Monday, January 03, 2011

Talent Migration Geopolitics: New Zealand

Brain drain is a big concern in New Zealand. There are a great deal of histrionics in the coverage of the country's talent "crisis". Over the past five years I've been blogging, various experts warn of New Zealand's looming demographic doom. Yesterday, I read an article that quoted a Kiwi who sees outmigration as an opportunity:

But business growth centre boss Andy Hamilton sees it differently. He wants young people to go offshore and doesn't mind a bit if they stay there.

The Icehouse centre he runs is a collaborative venture between Auckland University and several large businesses. Its website says it aims to take responsibility for delivering 350 of the 2000 companies needed to get New Zealand into the top half of the OECD by 2013.

"Our vision is to be the place for turning entrepreneurial companies into international successes."

Hamilton says that's about getting alongside businesspeople to help their talent pool increase and, in turn, the nation's prosperity.

"Our thinking is that we need more New Zealand companies building global success – and we need as many Kiwis offshore as we can get to help them."

It's a view that could be interpreted as supporting the Kiwi "brain drain", but Hamilton says he's seen a lot of Kiwis come home after creating a bit of wealth offshore who are not that useful.

"They're more useful to us if they remain away."

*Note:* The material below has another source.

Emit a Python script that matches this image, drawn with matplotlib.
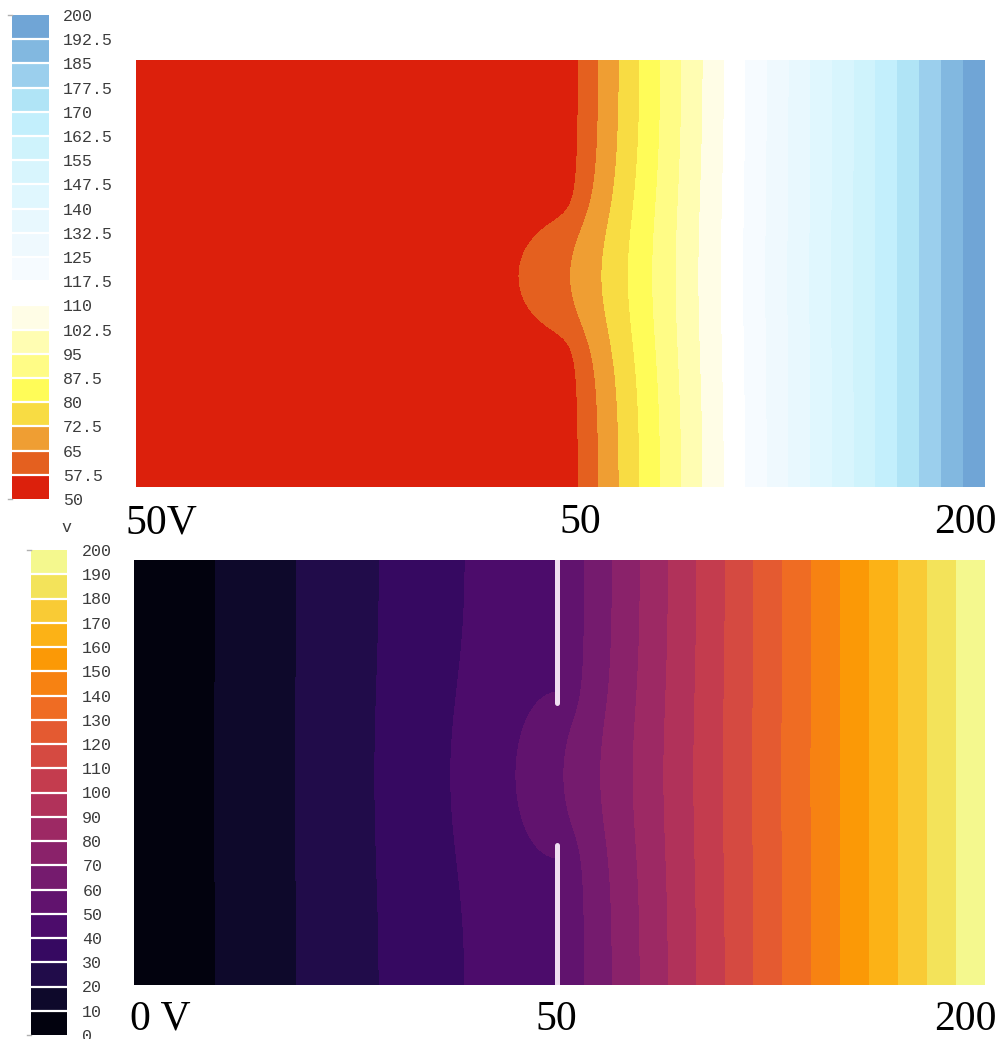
import numpy as np
import matplotlib
matplotlib.use("Agg")
import matplotlib.pyplot as plt
from matplotlib.ticker import FormatStrFormatter

# ---- cell geometry (drawing units) ----
cell_width = 850.0
cell_height = 425.0
plate_x = 422.5          # position of the perforated middle plate
aperture_low = 140.0     # opening in the plate
aperture_high = 282.0
grid_step = 2.5

# ---- electrode potentials (V) ----
upper_left_volts = 50.0
lower_left_volts = 0.0
plate_volts = 50.0
right_volts = 200.0

# ---- contour levels ----
upper_levels = [50, 57.5, 65, 72.5, 80, 87.5, 95, 102.5, 110, 117.5, 125,
                132.5, 140, 147.5, 155, 162.5, 170, 177.5, 185, 192.5, 200]
lower_levels = [0, 10, 20, 30, 40, 50, 60, 70, 80, 90, 100,
                110, 120, 130, 140, 150, 160, 170, 180, 190, 200]

upper_colors = ["#dc200c", "#e4601f", "#ef9e33", "#f8dc43", "#fffc58",
                "#fffc86", "#fffdb2", "#fffde6", "#ffffff", "#f6fbff",
                "#eff9fe", "#e8f8fe", "#e0f7fe", "#d8f5fd", "#cff3fc",
                "#c3effc", "#b0e4f6", "#9bcfed", "#82b8e0", "#70a5d6"]

# ---- annotations under each map ----
upper_marks = ["50V", "50", "200"]
lower_marks = ["0 V", "50", "200"]


def solve_potential(v_left, v_right, v_plate, iterations=2200):
    """Laplace equation, Dirichlet electrodes, insulating top/bottom walls."""
    nx = int(round(cell_width / grid_step)) + 1
    ny = int(round(cell_height / grid_step)) + 1
    x = np.linspace(0.0, cell_width, nx)
    y = np.linspace(0.0, cell_height, ny)
    ip = int(np.argmin(np.abs(x - plate_x)))
    xp = x[ip]
    # start from the field of a closed plate
    left = v_left + (v_plate - v_left) * x / xp
    right = v_plate + (v_right - v_plate) * (x - xp) / (cell_width - xp)
    V = np.tile(np.where(x <= xp, left, right), (ny, 1))

    fixed = np.zeros((ny, nx), bool)
    fixed[:, 0] = True
    fixed[:, -1] = True
    solid = (y < aperture_low) | (y > aperture_high)
    fixed[solid, ip] = True
    V[solid, ip] = v_plate

    ii, jj = np.meshgrid(np.arange(ny), np.arange(nx), indexing="ij")
    parity = (ii + jj) % 2
    masks = [((parity == p) & ~fixed).astype(float) for p in (0, 1)]
    omega = 2.0 / (1.0 + np.sin(np.pi / nx))
    S = np.zeros_like(V)
    for _ in range(iterations):
        for m in masks:
            S[1:-1, 1:-1] = V[:-2, 1:-1] + V[2:, 1:-1] + V[1:-1, :-2] + V[1:-1, 2:]
            S[0, 1:-1] = 2 * V[1, 1:-1] + V[0, :-2] + V[0, 2:]
            S[-1, 1:-1] = 2 * V[-2, 1:-1] + V[-1, :-2] + V[-1, 2:]
            V += omega * m * (0.25 * S - V)
    return x, y, V, solid


W, H = 1002, 1039
fig = plt.figure(figsize=(W / 100, H / 100), dpi=100)


def px_axes(x0, y0, x1, y1):
    return fig.add_axes([x0 / W, 1 - y1 / H, (x1 - x0) / W, (y1 - y0) / H])


mono = {"family": "Liberation Mono", "size": 12, "color": "#3c3c3c"}
serif = {"family": "Liberation Serif", "size": 30, "color": "black"}


def style_colorbar(cb, cax, levels, pad):
    cb.outline.set_visible(False)
    cb.dividers.set_color("white")
    cb.dividers.set_linewidth(1.6)
    cax.yaxis.set_major_formatter(FormatStrFormatter("%g"))
    cax.tick_params(axis="y", length=0, pad=pad)
    for t in cax.get_yticklabels():
        t.set_fontfamily(mono["family"])
        t.set_fontsize(mono["size"])
        t.set_color(mono["color"])
    for yy in (0, 1):
        cax.plot([-0.12, 0.0], [yy, yy], transform=cax.transAxes,
                 color="#b0b0b0", lw=1.0, clip_on=False)


# ---- upper map: left electrode at 50 V ----
x, y, Vu, _ = solve_potential(upper_left_volts, right_volts, plate_volts)
Vu = np.clip(Vu, upper_levels[0], upper_levels[-1])
ax1 = px_axes(136, 60, 985, 487)
cs1 = ax1.contourf(x, y, Vu, levels=upper_levels, colors=upper_colors)
ax1.set_xlim(0, cell_width)
ax1.set_ylim(0, cell_height)
ax1.set_axis_off()

cax1 = px_axes(12, 15, 49, 499)
cb1 = fig.colorbar(cs1, cax=cax1, ticks=upper_levels, drawedges=True)
style_colorbar(cb1, cax1, upper_levels, 10)

# ---- lower map: left electrode at 0 V ----
x, y, Vl, solid = solve_potential(lower_left_volts, right_volts, plate_volts)
Vl = np.clip(Vl, lower_levels[0], lower_levels[-1])
ax2 = px_axes(134, 560, 985, 985)
cs2 = ax2.contourf(x, y, Vl, levels=lower_levels, cmap="inferno")
ax2.set_xlim(0, cell_width)
ax2.set_ylim(0, cell_height)
ax2.set_axis_off()
# the perforated plate
plate_kw = dict(color="#efdff1", lw=3.6, solid_capstyle="round")
ax2.plot([plate_x, plate_x], [-5, aperture_low], **plate_kw)
ax2.plot([plate_x, plate_x], [aperture_high, cell_height + 5], **plate_kw)

cax2 = px_axes(31, 550, 67, 1035)
cb2 = fig.colorbar(cs2, cax=cax2, ticks=lower_levels, drawedges=True)
style_colorbar(cb2, cax2, lower_levels, 11)
fig.text(66 / W, 1 - 527 / H, "v", ha="center", va="center", **mono)

# ---- potential annotations ----
fig.text(125 / W, 1 - 533 / H, upper_marks[0], ha="left", va="baseline", **serif)
fig.text(580 / W, 1 - 533 / H, upper_marks[1], ha="center", va="baseline", **serif)
fig.text(997 / W, 1 - 533 / H, upper_marks[2], ha="right", va="baseline", **serif)
fig.text(130 / W, 1 - 1030 / H, lower_marks[0], ha="left", va="baseline", **serif)
fig.text(556 / W, 1 - 1030 / H, lower_marks[1], ha="center", va="baseline", **serif)
fig.text(997 / W, 1 - 1030 / H, lower_marks[2], ha="right", va="baseline", **serif)

fig.savefig("out.png", dpi=100)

Hamilton is describing the alumni model of talent migration that China has used, quite successfully. Talent returning will help any region. But a network of expatriates who stay "abroad" is much more valuable (link to Mike Madison's comment at Null Space).

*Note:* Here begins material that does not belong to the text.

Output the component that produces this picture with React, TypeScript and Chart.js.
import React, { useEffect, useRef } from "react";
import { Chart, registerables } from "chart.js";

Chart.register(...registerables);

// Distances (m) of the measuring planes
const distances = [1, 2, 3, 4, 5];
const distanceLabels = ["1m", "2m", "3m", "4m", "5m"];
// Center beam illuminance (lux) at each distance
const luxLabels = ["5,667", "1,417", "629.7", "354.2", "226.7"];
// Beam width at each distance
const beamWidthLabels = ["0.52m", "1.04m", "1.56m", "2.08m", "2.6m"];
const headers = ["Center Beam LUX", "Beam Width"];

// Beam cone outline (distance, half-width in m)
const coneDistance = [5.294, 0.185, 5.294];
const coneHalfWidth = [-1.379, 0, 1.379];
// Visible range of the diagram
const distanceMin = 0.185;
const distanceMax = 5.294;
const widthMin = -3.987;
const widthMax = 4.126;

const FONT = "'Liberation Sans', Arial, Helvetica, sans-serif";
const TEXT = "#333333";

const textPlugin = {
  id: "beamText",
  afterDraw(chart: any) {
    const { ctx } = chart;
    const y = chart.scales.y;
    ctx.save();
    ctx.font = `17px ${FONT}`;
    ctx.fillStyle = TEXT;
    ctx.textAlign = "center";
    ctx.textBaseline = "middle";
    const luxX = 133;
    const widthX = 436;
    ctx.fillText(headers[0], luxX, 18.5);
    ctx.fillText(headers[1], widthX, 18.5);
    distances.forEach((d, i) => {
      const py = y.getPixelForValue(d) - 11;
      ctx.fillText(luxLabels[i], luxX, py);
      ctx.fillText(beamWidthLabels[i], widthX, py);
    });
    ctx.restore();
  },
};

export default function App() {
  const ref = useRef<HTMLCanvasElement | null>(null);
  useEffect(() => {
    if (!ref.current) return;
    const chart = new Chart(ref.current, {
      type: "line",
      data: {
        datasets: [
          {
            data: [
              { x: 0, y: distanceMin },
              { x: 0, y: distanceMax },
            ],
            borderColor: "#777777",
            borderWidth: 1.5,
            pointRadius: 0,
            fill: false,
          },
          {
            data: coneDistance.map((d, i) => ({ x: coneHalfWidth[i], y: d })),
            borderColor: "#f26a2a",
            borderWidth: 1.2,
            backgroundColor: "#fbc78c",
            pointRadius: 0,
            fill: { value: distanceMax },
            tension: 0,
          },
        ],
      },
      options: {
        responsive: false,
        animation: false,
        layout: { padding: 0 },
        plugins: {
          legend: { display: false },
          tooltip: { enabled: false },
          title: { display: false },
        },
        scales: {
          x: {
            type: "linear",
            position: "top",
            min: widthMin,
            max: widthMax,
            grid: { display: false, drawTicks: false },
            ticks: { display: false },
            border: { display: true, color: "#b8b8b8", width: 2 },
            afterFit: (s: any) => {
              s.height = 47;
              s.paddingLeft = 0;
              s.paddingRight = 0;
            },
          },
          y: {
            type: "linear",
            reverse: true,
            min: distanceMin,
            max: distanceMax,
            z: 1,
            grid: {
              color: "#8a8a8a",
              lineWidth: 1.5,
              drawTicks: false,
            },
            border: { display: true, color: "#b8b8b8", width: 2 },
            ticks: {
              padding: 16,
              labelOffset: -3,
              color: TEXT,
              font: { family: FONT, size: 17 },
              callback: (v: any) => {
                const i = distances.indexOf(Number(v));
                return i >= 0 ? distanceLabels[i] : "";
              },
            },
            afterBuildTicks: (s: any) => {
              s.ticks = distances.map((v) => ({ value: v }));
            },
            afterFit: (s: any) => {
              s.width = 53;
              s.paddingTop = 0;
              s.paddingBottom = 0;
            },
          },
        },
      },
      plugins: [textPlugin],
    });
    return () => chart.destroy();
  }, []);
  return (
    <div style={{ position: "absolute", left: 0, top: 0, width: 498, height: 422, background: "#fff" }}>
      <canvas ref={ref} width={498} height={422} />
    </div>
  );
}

The hysteria about brain drain has kept such economic development in the shadows. How could talent leaving possibly be good for the region? Retention initiatives won't save cities. Trying to keep people from moving will harm cities.

But even in Ohio's strongholds, there is cause for alarm. Within three years of graduation, one-third of Ohio's university alums have left the state, according to a study of the graduating Classes of 2006 and 2007 done for the Ohio Board of Regents.

Eric Fingerhut, chancellor of the Ohio Board of Regents, which oversees the state university system, is pursuing a plan to enroll more residents in college and hold on to those who do attend. One focus is to get more university students to do work-study programs while in school and take internships with Ohio companies.

Fingerhut's plan won't help Ohio. It's a boondoggle, a scheme to help justify state expenditures for higher education. Going to college increases geographic mobility. Regions and states have yet to figure out how to benefit from the increased prosperity for graduates who leave. Place is prioritized ahead of people. That's a stupid way to go about your business, benefiting your region at the expense of its residents.